Thursday, December 18, 2008

Ben Trautman

Ben Trautman 2

From SF Weekly: The mechanical marvels of Ben Trautman defy categorization

Trautman has a Renaissance man's interest in the mechanics of how things work. He is inspired by bird wings, cricket legs, and fish spines, as well as clockworks, camshafts, and linked train wheels. Both elegant and humorous, his complex articulated sculptures are activated manually or by hand cranks (think Model T, not Porsche). Trautman works them like a puppeteer and each has its own distinctive character that is dramatically expressed when it moves. His kinetic sculpture — architectural, mechanical, and bio-morphic — eludes categorization.

"I am a sculptor. I believe in the mass and joints of bodies and bones and skin, but I am interested in how they move as well, the fluidity and quirkiness of organic motion," he explains. "The work inhabits a realm between art and architecture; the work wants to inhabit space, suggest architecture, create spaces for your mind to inhabit. The mechanical aspects of it also remove it from the typical gallery scene where you are not supposed to touch the art, where how things work is not part of the dialogue."

Trautman doesn't have a traditional fine arts background. He studied architecture and some basic engineering at UC Berkeley in the '90s. But he often found his mind wandering in school and would fabricate tiny structural "gadflies" that clamped to ceiling beams instead of working on his assigned projects.

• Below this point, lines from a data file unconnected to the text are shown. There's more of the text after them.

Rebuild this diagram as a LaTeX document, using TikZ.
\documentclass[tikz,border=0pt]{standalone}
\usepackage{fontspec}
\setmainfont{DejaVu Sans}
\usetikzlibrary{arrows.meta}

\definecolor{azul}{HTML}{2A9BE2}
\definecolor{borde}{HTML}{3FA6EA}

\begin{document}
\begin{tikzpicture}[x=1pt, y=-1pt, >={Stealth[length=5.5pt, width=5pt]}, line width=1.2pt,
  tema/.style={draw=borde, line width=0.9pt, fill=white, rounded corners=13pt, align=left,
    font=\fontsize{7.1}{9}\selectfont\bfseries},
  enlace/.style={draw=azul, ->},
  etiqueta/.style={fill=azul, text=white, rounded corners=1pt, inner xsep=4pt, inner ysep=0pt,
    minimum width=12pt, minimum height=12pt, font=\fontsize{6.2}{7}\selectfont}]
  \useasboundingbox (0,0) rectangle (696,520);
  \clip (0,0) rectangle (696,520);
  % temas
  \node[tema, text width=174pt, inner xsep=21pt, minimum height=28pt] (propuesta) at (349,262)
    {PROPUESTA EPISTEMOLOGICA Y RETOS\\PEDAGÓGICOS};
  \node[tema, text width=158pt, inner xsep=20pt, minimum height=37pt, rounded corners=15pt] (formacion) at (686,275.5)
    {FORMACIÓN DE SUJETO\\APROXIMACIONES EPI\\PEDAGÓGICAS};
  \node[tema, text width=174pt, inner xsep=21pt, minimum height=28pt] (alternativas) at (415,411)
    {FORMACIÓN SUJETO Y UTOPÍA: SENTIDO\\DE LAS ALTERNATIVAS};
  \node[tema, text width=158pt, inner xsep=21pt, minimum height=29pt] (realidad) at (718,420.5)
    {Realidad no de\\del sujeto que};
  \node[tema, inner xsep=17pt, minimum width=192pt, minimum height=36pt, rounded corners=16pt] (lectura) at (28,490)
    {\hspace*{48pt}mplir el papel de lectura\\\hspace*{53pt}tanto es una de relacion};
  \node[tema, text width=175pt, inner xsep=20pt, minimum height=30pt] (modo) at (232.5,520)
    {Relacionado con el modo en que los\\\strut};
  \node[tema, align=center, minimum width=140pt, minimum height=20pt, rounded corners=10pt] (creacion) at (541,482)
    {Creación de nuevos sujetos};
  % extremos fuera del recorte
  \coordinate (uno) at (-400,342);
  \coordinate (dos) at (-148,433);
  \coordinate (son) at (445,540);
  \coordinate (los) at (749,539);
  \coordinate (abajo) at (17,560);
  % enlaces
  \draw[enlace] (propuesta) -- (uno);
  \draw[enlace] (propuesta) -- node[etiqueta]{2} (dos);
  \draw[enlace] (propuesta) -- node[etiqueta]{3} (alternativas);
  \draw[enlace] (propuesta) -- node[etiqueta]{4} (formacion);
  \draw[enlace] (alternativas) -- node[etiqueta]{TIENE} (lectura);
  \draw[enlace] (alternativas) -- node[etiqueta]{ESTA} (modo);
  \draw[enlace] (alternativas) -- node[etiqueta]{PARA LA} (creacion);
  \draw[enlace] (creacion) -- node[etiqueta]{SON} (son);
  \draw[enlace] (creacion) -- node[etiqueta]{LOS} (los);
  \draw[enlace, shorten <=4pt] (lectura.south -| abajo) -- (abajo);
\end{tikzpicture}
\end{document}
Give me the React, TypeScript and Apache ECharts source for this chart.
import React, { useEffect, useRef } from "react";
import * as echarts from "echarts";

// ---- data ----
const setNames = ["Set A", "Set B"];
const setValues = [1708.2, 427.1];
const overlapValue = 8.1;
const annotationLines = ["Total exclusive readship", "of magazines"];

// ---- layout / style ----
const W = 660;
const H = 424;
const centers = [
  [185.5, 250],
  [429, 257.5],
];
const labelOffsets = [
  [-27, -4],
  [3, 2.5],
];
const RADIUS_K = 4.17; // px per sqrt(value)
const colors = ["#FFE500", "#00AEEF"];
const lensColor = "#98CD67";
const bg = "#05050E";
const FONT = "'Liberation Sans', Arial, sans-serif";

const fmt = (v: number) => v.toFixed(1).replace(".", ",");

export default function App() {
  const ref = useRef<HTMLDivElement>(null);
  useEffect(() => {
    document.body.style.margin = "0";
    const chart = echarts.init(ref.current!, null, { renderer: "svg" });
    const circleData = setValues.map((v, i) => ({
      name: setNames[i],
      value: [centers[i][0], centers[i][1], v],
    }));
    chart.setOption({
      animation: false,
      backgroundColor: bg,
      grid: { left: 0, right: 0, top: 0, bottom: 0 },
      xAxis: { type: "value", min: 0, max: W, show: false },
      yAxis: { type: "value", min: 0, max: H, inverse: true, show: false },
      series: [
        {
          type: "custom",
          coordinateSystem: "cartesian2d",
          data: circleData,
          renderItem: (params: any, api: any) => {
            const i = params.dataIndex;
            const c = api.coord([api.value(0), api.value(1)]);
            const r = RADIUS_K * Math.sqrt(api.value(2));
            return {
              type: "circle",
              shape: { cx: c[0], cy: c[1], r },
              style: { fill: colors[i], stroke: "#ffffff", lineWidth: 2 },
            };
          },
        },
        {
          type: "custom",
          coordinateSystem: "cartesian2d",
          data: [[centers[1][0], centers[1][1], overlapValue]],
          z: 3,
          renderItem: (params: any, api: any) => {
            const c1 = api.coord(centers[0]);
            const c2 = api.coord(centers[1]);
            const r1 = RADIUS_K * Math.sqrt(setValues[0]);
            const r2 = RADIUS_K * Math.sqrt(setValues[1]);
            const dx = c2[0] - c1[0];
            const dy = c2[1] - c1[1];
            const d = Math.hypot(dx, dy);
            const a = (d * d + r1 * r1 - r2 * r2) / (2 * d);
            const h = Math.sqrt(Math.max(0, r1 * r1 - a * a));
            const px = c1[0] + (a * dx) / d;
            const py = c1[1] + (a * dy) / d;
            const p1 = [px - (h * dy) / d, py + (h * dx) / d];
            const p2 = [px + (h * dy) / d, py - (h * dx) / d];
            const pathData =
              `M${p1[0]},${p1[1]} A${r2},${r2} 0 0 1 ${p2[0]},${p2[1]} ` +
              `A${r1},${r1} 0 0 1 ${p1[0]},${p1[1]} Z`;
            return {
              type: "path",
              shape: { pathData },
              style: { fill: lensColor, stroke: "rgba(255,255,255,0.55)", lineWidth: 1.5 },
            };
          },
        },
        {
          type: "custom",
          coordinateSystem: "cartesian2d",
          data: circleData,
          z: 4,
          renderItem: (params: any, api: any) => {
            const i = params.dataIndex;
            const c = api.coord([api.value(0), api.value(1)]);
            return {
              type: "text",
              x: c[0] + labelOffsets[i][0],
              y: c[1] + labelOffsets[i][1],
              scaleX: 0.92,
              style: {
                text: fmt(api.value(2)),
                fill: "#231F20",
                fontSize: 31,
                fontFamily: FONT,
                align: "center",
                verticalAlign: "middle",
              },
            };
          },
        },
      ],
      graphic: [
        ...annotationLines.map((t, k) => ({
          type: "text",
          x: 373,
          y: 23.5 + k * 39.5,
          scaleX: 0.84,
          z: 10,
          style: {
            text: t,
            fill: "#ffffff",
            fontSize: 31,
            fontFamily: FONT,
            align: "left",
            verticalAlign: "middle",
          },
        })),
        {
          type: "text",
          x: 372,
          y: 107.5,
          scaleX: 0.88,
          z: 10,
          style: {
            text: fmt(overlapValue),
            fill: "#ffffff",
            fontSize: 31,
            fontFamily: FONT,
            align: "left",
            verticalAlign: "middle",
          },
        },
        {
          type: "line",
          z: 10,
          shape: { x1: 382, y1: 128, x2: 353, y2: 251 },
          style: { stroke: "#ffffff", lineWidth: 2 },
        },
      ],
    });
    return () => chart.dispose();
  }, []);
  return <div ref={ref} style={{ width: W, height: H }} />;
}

"I was unable to break through all the constraints of architecture to get to the point where I was able to express all the forms and visions that were racing around in my mind. However, I do work with the language of architecture, just at a different scale," he says.




Trautman has three large works on display at the Franklin Institute's Amazing Machine exhibit, alongside several priceless examples of early automata - including Maillardet's Automaton.